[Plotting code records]

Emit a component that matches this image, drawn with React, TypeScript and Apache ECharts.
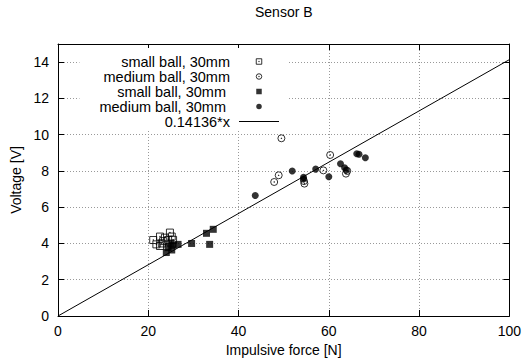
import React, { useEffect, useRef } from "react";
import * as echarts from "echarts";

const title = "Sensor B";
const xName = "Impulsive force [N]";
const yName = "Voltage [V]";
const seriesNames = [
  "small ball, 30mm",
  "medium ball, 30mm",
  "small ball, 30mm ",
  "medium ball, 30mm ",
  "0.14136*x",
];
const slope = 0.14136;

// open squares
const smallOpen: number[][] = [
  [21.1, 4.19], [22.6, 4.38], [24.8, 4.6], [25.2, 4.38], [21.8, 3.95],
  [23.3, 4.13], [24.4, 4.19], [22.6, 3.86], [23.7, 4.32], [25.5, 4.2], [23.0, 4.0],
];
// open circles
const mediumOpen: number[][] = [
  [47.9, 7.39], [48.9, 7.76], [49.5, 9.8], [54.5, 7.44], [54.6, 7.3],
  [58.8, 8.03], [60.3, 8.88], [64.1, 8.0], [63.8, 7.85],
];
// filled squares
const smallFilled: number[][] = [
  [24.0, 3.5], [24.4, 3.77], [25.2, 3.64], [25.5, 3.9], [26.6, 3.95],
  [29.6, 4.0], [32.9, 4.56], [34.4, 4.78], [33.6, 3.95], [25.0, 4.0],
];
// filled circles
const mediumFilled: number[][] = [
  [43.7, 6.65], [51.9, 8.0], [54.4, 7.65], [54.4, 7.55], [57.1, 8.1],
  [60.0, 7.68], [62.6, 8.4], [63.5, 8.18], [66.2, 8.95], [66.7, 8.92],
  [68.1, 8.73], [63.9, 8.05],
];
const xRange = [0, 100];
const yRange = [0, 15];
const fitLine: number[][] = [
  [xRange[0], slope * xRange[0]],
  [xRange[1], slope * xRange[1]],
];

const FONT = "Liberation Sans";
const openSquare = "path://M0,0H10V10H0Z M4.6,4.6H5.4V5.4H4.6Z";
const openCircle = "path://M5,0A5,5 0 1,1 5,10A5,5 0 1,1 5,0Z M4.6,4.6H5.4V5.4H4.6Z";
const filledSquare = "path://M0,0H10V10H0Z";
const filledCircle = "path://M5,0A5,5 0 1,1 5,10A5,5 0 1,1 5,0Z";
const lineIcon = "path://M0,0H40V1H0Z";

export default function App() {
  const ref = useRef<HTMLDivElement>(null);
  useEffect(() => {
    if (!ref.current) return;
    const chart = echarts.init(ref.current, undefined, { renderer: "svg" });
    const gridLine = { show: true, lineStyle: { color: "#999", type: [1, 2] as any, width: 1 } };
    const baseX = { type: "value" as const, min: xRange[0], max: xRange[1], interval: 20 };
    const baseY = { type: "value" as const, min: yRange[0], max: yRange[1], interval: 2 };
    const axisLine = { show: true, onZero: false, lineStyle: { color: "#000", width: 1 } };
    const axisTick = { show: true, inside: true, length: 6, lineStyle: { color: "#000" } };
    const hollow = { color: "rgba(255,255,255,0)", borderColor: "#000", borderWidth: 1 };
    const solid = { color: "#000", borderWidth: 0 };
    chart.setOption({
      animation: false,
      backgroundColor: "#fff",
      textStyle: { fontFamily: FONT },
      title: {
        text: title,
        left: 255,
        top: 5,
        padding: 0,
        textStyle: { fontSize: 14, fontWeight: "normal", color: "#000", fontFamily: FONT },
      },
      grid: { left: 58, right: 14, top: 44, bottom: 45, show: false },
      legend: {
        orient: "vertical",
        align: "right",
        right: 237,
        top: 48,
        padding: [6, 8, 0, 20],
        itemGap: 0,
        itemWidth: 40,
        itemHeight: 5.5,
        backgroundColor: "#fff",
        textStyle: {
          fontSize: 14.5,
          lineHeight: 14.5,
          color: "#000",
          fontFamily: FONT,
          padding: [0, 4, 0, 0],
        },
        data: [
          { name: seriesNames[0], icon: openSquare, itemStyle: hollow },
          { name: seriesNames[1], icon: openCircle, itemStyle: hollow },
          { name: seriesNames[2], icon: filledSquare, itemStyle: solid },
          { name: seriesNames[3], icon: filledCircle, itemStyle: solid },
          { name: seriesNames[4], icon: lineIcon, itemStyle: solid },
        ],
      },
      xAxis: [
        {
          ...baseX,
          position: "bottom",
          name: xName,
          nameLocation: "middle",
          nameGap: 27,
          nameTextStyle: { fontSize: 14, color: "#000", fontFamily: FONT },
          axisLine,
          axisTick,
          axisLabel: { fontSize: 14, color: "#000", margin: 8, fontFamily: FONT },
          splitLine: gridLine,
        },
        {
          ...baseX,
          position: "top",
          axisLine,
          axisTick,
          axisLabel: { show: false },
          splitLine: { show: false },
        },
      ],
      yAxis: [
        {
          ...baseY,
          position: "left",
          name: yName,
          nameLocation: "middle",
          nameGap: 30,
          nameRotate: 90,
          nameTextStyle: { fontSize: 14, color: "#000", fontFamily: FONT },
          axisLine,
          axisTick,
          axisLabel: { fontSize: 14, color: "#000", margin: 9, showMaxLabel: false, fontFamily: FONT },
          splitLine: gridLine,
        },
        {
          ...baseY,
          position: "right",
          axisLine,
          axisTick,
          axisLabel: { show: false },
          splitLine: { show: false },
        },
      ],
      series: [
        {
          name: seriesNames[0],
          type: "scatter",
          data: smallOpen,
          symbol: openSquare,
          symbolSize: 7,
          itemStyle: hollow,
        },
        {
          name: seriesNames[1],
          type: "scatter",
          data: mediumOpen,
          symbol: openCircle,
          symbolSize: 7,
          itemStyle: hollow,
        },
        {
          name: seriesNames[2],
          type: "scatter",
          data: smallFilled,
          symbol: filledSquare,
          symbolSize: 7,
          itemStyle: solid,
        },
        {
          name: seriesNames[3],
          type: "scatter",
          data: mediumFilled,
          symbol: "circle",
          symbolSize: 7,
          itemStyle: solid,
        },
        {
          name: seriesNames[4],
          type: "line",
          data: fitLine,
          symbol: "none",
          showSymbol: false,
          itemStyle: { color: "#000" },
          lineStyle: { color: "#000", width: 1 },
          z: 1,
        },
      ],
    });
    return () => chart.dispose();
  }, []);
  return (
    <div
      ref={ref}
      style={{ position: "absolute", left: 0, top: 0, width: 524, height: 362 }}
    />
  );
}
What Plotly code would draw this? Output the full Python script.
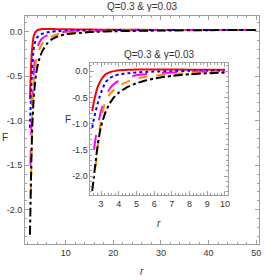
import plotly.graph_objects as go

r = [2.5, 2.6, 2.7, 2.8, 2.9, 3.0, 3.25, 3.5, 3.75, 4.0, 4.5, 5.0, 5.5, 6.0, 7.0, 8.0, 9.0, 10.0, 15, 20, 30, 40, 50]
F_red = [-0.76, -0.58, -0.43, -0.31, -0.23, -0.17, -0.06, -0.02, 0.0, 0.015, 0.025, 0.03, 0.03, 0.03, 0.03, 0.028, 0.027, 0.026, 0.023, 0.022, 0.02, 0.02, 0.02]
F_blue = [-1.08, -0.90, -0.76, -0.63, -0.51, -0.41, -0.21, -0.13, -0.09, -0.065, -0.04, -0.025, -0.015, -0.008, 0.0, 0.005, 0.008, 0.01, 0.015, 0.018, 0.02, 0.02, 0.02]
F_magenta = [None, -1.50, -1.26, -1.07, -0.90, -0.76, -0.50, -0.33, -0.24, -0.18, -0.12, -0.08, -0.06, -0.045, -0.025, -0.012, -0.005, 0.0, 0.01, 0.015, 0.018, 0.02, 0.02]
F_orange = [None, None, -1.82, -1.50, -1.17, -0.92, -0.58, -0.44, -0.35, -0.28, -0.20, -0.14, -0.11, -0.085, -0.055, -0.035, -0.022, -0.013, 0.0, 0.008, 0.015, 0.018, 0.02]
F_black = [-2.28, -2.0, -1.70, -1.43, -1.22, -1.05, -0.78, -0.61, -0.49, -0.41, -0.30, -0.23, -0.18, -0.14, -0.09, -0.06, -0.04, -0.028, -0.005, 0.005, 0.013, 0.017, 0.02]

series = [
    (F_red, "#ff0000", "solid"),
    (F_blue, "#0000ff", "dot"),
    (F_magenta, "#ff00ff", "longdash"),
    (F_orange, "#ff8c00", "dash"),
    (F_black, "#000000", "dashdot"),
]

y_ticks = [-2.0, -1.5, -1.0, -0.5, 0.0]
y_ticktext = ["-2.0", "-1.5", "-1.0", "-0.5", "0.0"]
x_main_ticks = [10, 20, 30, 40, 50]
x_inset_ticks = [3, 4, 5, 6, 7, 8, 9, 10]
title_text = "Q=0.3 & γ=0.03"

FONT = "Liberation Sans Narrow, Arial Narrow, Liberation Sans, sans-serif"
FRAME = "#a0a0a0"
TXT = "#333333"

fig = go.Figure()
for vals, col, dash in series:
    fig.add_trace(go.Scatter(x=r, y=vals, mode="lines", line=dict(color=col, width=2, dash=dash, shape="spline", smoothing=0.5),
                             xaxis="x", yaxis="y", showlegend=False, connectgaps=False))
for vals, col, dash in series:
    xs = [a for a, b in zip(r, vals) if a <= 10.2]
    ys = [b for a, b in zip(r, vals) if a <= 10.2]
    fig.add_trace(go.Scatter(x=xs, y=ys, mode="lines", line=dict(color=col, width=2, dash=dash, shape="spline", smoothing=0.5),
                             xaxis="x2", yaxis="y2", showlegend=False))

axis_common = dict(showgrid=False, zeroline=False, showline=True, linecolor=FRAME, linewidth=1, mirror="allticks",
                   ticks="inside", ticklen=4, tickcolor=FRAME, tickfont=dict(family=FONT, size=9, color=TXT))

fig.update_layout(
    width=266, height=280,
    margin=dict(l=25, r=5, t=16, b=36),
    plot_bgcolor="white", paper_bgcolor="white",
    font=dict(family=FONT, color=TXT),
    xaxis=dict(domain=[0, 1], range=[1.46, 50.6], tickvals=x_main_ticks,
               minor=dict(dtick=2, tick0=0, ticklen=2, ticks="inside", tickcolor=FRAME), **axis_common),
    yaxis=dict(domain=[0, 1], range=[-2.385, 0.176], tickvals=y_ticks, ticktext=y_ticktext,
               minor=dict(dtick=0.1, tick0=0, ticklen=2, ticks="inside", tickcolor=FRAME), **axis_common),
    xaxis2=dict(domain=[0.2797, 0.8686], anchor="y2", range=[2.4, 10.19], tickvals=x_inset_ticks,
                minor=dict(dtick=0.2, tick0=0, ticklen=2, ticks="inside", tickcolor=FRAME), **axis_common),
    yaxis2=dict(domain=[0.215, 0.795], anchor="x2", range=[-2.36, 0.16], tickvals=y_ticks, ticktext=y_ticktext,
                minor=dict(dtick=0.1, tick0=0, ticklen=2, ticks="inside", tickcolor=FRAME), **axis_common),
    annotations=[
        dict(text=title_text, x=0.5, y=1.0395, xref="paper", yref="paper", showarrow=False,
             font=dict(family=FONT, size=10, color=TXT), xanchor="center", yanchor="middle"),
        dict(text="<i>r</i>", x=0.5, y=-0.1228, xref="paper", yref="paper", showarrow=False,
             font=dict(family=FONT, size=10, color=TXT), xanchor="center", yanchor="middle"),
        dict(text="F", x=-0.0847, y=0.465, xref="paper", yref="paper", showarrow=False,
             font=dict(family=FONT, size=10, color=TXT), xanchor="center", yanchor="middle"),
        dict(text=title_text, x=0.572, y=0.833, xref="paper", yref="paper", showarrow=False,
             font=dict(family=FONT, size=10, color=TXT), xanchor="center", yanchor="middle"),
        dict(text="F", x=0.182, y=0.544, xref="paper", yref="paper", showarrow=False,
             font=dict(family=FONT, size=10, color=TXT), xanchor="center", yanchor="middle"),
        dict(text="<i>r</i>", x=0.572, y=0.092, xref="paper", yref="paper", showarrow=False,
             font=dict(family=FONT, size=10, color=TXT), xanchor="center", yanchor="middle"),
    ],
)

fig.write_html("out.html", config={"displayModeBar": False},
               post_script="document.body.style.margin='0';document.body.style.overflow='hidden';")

[Task requirements]
Review the material and copy each line in which the word "this" appears.

[The solution]
Emit a component that matches this image, drawn with React, TypeScript and Apache ECharts.
What Plotly code would draw this? Output the full Python script.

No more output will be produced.